Completion of the metro line has been held off for a total of five years
Eight years since construction started on the development of Ho Chi Minh City’s first metro line, its completion date remains uncertain, with city officials blaming bureaucratic red tape for dogging the project.
Ho Chi Minh City has ambitious plans to develop a network of eight metro lines, stretching a total of 220 kilometers, to combat growing number of personal vehicles on its roads.
Construction of the first line, which connects downtown Ho Chi Minh City with District 9 in the city’s eastern part, was launched in 2010 with the completion date initially set for 2015.
When completed, the 19.7-kilometer line could transport 620,000 passengers per day, taking pressure away from the city’s overcrowded public transport system that’s overly dependent on buses.
However, in 2011 the municipal administration adjusted the project’s investment capital from VND17.4 trillion (US$765 million) to VND47.3 trillion ($2 billion) and announced that its completion would be delayed until 2018.
Sluggish land clearance and adjustments to the line’s original design for better connection with future metro lines were named as reasons for the delay, according to city officials at the time.
According to Tran Vinh Tuyen, deputy chairman of the municipal People’s Committee, the lawmaking National Assembly has yet to approve the capital raise, effectively barring the city from money critically needed to pay contractors.
Without payment, some foreign contractors are already slowing down works on the project or even withdrawing experts from Vietnam as a sign of protest, Tuyen said.
At some construction sites, vandalism has been spotted as unfinished items are left to gather dust without signs of human activity.
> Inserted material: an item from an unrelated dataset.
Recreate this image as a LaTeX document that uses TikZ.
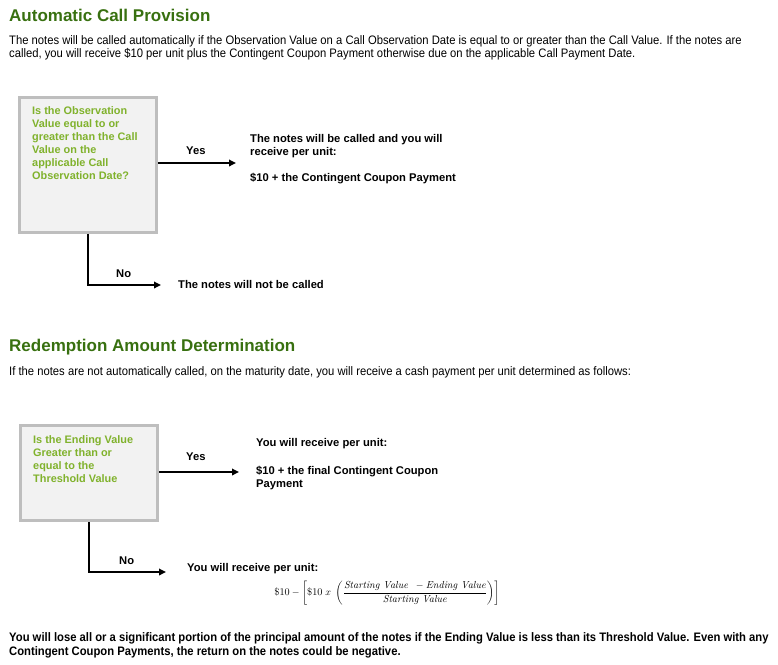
\documentclass[tikz,border=0pt]{standalone}
\usepackage{amsmath}
\usepackage{fontspec}
\setmainfont{Liberation Sans}
\newfontfamily\narrowfont[FakeStretch=0.915]{Liberation Sans}
\newfontfamily\fserif{Latin Modern Roman}
\usetikzlibrary{arrows.meta}
\definecolor{titlegreen}{RGB}{56,112,16}
\definecolor{qgreen}{RGB}{128,178,44}
\definecolor{boxgray}{RGB}{190,190,190}
\definecolor{boxfill}{RGB}{242,242,242}
\tikzset{
  title/.style={anchor=west, inner sep=0pt, font=\fontsize{17}{20}\selectfont\bfseries, text=titlegreen},
  para/.style={anchor=west, inner sep=0pt, font=\narrowfont\fontsize{12.3}{14}\selectfont},
  qbox/.style={draw=boxgray, line width=2.6pt, fill=boxfill, inner sep=0pt},
  qtext/.style={anchor=north west, inner sep=0pt, align=left, text=qgreen, font=\fontsize{10.9}{13}\selectfont\bfseries},
  btext/.style={anchor=west, inner sep=0pt, font=\fontsize{11.2}{13}\selectfont\bfseries},
  conn/.style={line width=1.7pt, -{Triangle[length=7pt,width=6.5pt]}},
}
\newcommand{\sv}[1]{\text{\fserif\itshape #1}}
\begin{document}
\begin{tikzpicture}[x=1pt,y=-1pt]
\useasboundingbox (0,0) rectangle (778,664);
% Section 1
\node[title] (t1) at (9,15) {Automatic Call Provision};
\node[para] (p1a) at (9,41) {The notes will be called automatically if the Observation Value on a Call Observation Date is equal to or greater than the Call Value. If the notes are};
\node[para] (p1b) at (9,54) {called, you will receive \$10 per unit plus the Contingent Coupon Payment otherwise due on the applicable Call Payment Date.};

\node[qbox, minimum width=137pt, minimum height=135pt] (box1) at (88,165) {};
\node[qtext] (q1) at (32,106.5) {Is the Observation\\Value equal to or\\greater than the Call\\Value on the\\applicable Call\\Observation Date?};

\coordinate (y1end) at (236,163);
\draw[conn] (box1.east |- y1end) -- (y1end);
\node[btext] (yes1) at (186,151) {Yes};
\node[btext, anchor=north west, align=left] (r1) at (250,134) {The notes will be called and you will\\receive per unit:\\[13pt]\$10 + the Contingent Coupon Payment};

\coordinate (n1corner) at (box1.south |- 0,285);
\coordinate (n1end) at (161,285);
\draw[conn] (box1.south) -- (n1corner) -- (n1end);
\node[btext] (no1) at (116,274) {No};
\node[btext] (r1no) at (178,284) {The notes will not be called};

% Section 2
\node[title] (t2) at (9,347) {Redemption Amount Determination};
\node[para] (p2) at (9,372) {If the notes are not automatically called, on the maturity date, you will receive a cash payment per unit determined as follows:};

\node[qbox, minimum width=137pt, minimum height=95pt] (box2) at (89,473) {};
\node[qtext] (q2) at (33,435.5) {Is the Ending Value\\Greater than or\\equal to the\\Threshold Value};

\coordinate (y2end) at (239,472);
\draw[conn] (box2.east |- y2end) -- (y2end);
\node[btext] (yes2) at (186,457) {Yes};
\node[btext] (r2a) at (256,444) {You will receive per unit:};
\node[btext, anchor=north west, align=left] (r2b) at (256,465.5) {\$10 + the final Contingent Coupon\\Payment};

\coordinate (n2corner) at (box2.south |- 0,572);
\coordinate (n2end) at (166,572);
\draw[conn] (box2.south) -- (n2corner) -- (n2end);
\node[btext] (no2) at (119,561) {No};
\node[btext] (r2no) at (187,568.5) {You will receive per unit:};
\node[inner sep=0pt, font=\fontsize{10.2}{12}\selectfont] (formula) at (387,593) {$\text{\fserif\$10}-\left[\text{\fserif\$10}\;x\;\left(\dfrac{\sv{Starting Value}\ \ -\sv{Ending Value}}{\sv{Starting Value}}\right)\right]$};

% bottom
\node[para, font=\narrowfont\fontsize{12.3}{14}\selectfont\bfseries] (b1) at (9,638) {You will lose all or a significant portion of the principal amount of the notes if the Ending Value is less than its Threshold Value. Even with any};
\node[para, font=\narrowfont\fontsize{12.3}{14}\selectfont\bfseries] (b2) at (9,652) {Contingent Coupon Payments, the return on the notes could be negative.};
\end{tikzpicture}
\end{document}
As such, city officials have once again announced a delay in completion of the first metro line until 2020, while asking for more autonomy in deciding various important procedures, mechanism, and policies regarding the construction of the line as part of an effort to expedite the project.
In 2017, Ho Chi Minh City was forced to spend VND1.67 trillion ($73.5 million) from its own budget to pay contractors while waiting for capital allocation from the government.
This year, the city fears it will have to spend another VND1 trillion ($43.95 million) to avoid legal liabilities stemming from the late payment.